Calvario e salvezza sembrano opposti e la basilica li simboleggia. Come? Lo spiega Paolo VI: "L'opera salvatrice non è solo la morte di Cristo ma anche Resurrezione e Ascensione"

Maltrattato, si lasciò umiliare; era come agnello condotto al macello, come pecora muta di fronte ai suoi tosatori, e non aprì la sua bocca.
Isaia 53,7

Calvario e salvezza. Sembrano concetti agli antipodi, se c’è l’uno non può esserci l’altro. Eppure, per la teologia non è così. Esiste un luogo-simbolo dove l’elemento che lega i due opposti è evidente e lascia intravedere anche qualcosa “oltre”. È Santa Croce in Gerusalemme, rappresentazione monumentale della Passione di Cristo.

Da fonti storiche si sa che la costruzione della basilica cominciò nel 350 d.C. per custodire le reliquie della crocifissione che Elena portò dalla Terra Santa. Una sorta di “ufficio prove” della morte del Salvatore.

Ma come si fa a tenere assieme tribolazione e salvezza? In ragione di quale divina equazione il supplizio di uno può diventare il riscatto di molti? Infatti è “un mistero”, sosteneva Paolo VI nell’udienza generale del 15 settembre 1971. “L’opera redentrice di Cristo – diceva – vuol significare sinteticamente tutti i principali fatti componenti l’opera salvatrice: non solo la Passione e la Morte di Lui ma – ecco il passaggio cruciale – la Resurrezione e l’Ascensione al cielo… La Croce – concludeva il Papa – non descrive tutta la realtà della salvezza… vuol dire il passaggio dalla morte alla vita, dallo stato presente di esistenza allo stato soprannaturale”.

Quindi, secondo le interpretazioni papali sarebbe questo l’”oltre” al quale si accennava all’inizio, ed è pure il motivo per cui le mura di Santa Croce in Gerusalemme sarebbero il tramite simbolico dal calvario all’eternità. Le due dimensioni non si escludono a vicenda – precisava il Pontefice – ma si rivelano talmente connesse tra loro che non possono esistere l’una senza l’altra.

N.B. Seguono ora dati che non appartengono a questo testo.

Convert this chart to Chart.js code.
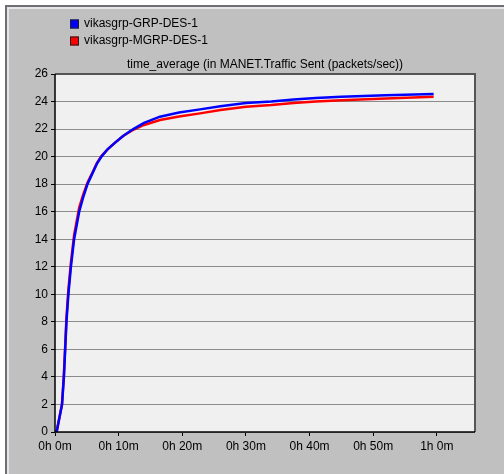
<!DOCTYPE html>
<html>
<head>
<meta charset="utf-8">
<script src="https://cdn.jsdelivr.net/npm/chart.js@4/dist/chart.umd.min.js"></script>
<style>
  html, body { margin: 0; padding: 0; background: #ffffff; }
  body { width: 504px; height: 474px; position: relative; overflow: hidden; }
  #panel {
    position: absolute; left: 5px; top: 5px; width: 497px; height: 467px;
    background: #c0c0c0;
    border-left: 2px solid #6e6e74; border-top: 2px solid #6e6e74;
    box-shadow: inset 2px 2px 0 #e6e6e6;
  }
  #chart { position: absolute; left: 0; top: 0; }
</style>
</head>
<body>
<div id="panel"></div>
<canvas id="chart" width="504" height="474"></canvas>
<script>
// time in minutes
const timeMin = [0.25, 1.1, 1.4, 1.6, 1.8, 2.1, 2.5, 3.0, 3.8, 4.4, 5.1, 6.1, 6.6, 7.3, 8.3, 9.4, 10.7, 12.3, 14.0, 16.5, 19.5, 22.8, 26, 30, 34, 37.5, 41, 45, 52, 59.5];
const grpValues = [0, 2, 4, 6, 8, 10, 12, 14, 16, 17, 18, 19, 19.5, 20, 20.55, 21, 21.5, 22, 22.45, 22.9, 23.2, 23.43, 23.65, 23.9, 24.0, 24.15, 24.25, 24.35, 24.45, 24.55];
const mgrpValues = [0, 2, 4.2, 6.2, 8.3, 10.3, 12.3, 14.3, 16.3, 17.2, 18.1, 19.05, 19.55, 20.05, 20.55, 21.0, 21.5, 21.95, 22.3, 22.66, 22.92, 23.14, 23.38, 23.62, 23.75, 23.9, 24.0, 24.1, 24.22, 24.35];
const seriesLabels = ['vikasgrp-GRP-DES-1', 'vikasgrp-MGRP-DES-1'];
const seriesColors = ['#0000ff', '#ff0000'];
const chartTitle = 'time_average (in MANET.Traffic Sent (packets/sec))';

const FONT = '"Liberation Sans", Arial, sans-serif';

function toPoints(values) {
  return values.map((v, i) => ({ x: timeMin[i], y: v }));
}

function minuteLabel(value) {
  const h = Math.floor(value / 60);
  const m = Math.round(value - h * 60);
  return h + 'h ' + m + 'm';
}

// plot background, frame, title and legend
const decorations = {
  id: 'decorations',
  beforeDraw(chart) {
    const { ctx, chartArea: a } = chart;
    ctx.save();
    ctx.fillStyle = '#f0f0f0';
    ctx.fillRect(a.left, a.top, a.right - a.left, a.bottom - a.top);
    ctx.restore();
  },
  afterDraw(chart) {
    const { ctx, chartArea: a } = chart;
    ctx.save();
    // frame
    ctx.strokeStyle = '#555555';
    ctx.lineWidth = 2;
    ctx.beginPath();
    ctx.moveTo(a.left, a.top);
    ctx.lineTo(a.right, a.top);
    ctx.lineTo(a.right, a.bottom);
    ctx.stroke();
    ctx.strokeStyle = '#000000';
    ctx.lineWidth = 1.5;
    ctx.beginPath();
    ctx.moveTo(a.left, a.top);
    ctx.lineTo(a.left, a.bottom);
    ctx.lineTo(a.right, a.bottom);
    ctx.stroke();

    // title
    ctx.fillStyle = '#000000';
    ctx.font = '12px ' + FONT;
    ctx.textAlign = 'center';
    ctx.textBaseline = 'middle';
    ctx.fillText(chartTitle, (a.left + a.right) / 2, 65);

    // legend
    ctx.textAlign = 'left';
    seriesLabels.forEach((label, i) => {
      const y = 24 + i * 17;
      ctx.fillStyle = seriesColors[i];
      ctx.fillRect(70, y - 4.5, 9, 9);
      ctx.strokeStyle = '#202020';
      ctx.lineWidth = 1;
      ctx.strokeRect(70.5, y - 4, 8, 8);
      ctx.fillStyle = '#000000';
      ctx.fillText(label, 84, y);
    });
    ctx.restore();
  }
};

new Chart(document.getElementById('chart'), {
  type: 'line',
  data: {
    datasets: [
      {
        label: seriesLabels[0],
        data: toPoints(grpValues),
        borderColor: seriesColors[0],
        borderWidth: 2.5,
        pointRadius: 0,
        tension: 0,
        fill: false
      },
      {
        label: seriesLabels[1],
        data: toPoints(mgrpValues),
        borderColor: seriesColors[1],
        borderWidth: 2.5,
        pointRadius: 0,
        tension: 0,
        fill: false
      }
    ]
  },
  options: {
    responsive: false,
    animation: false,
    layout: { padding: { left: 0, top: 74, right: 29, bottom: 0 } },
    plugins: {
      legend: { display: false },
      title: { display: false },
      tooltip: { enabled: false }
    },
    scales: {
      x: {
        type: 'linear',
        min: 0,
        max: 66,
        afterFit(scale) { scale.height = 42; },
        ticks: {
          stepSize: 10,
          includeBounds: false,
          maxRotation: 0,
          autoSkip: false,
          padding: 3,
          color: '#000000',
          font: { family: FONT, size: 12 },
          callback: (value) => minuteLabel(value)
        },
        grid: {
          drawOnChartArea: false,
          drawTicks: true,
          tickLength: 4,
          tickColor: '#000000'
        },
        border: { display: false }
      },
      y: {
        min: 0,
        max: 26,
        afterFit(scale) { scale.width = 55; },
        ticks: {
          stepSize: 2,
          padding: 3,
          color: '#000000',
          font: { family: FONT, size: 12 }
        },
        grid: {
          color: '#8c8c8c',
          lineWidth: 1,
          tickLength: 4,
          tickColor: '#000000'
        },
        border: { display: false }
      }
    }
  },
  plugins: [decorations]
});
</script>
</body>
</html>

Il 25 marzo 1979 anche Giovanni Paolo II attribuiva alla basilica lo stesso significato, lanciando però un invito a mo’ di sfida. Giunto in visita nella chiesa, aveva terminato il suo discorso con una sorta di provocazione: “Non abbiamo rinunciato interiormente alla redenzione mediante la croce di Cristo, mettendo al suo posto altri programmi puramente temporali, parziali, superficiali? (…) Il Santuario della Santa Croce – concludeva – è il luogo in cui dobbiamo farci queste domande fondamentali”.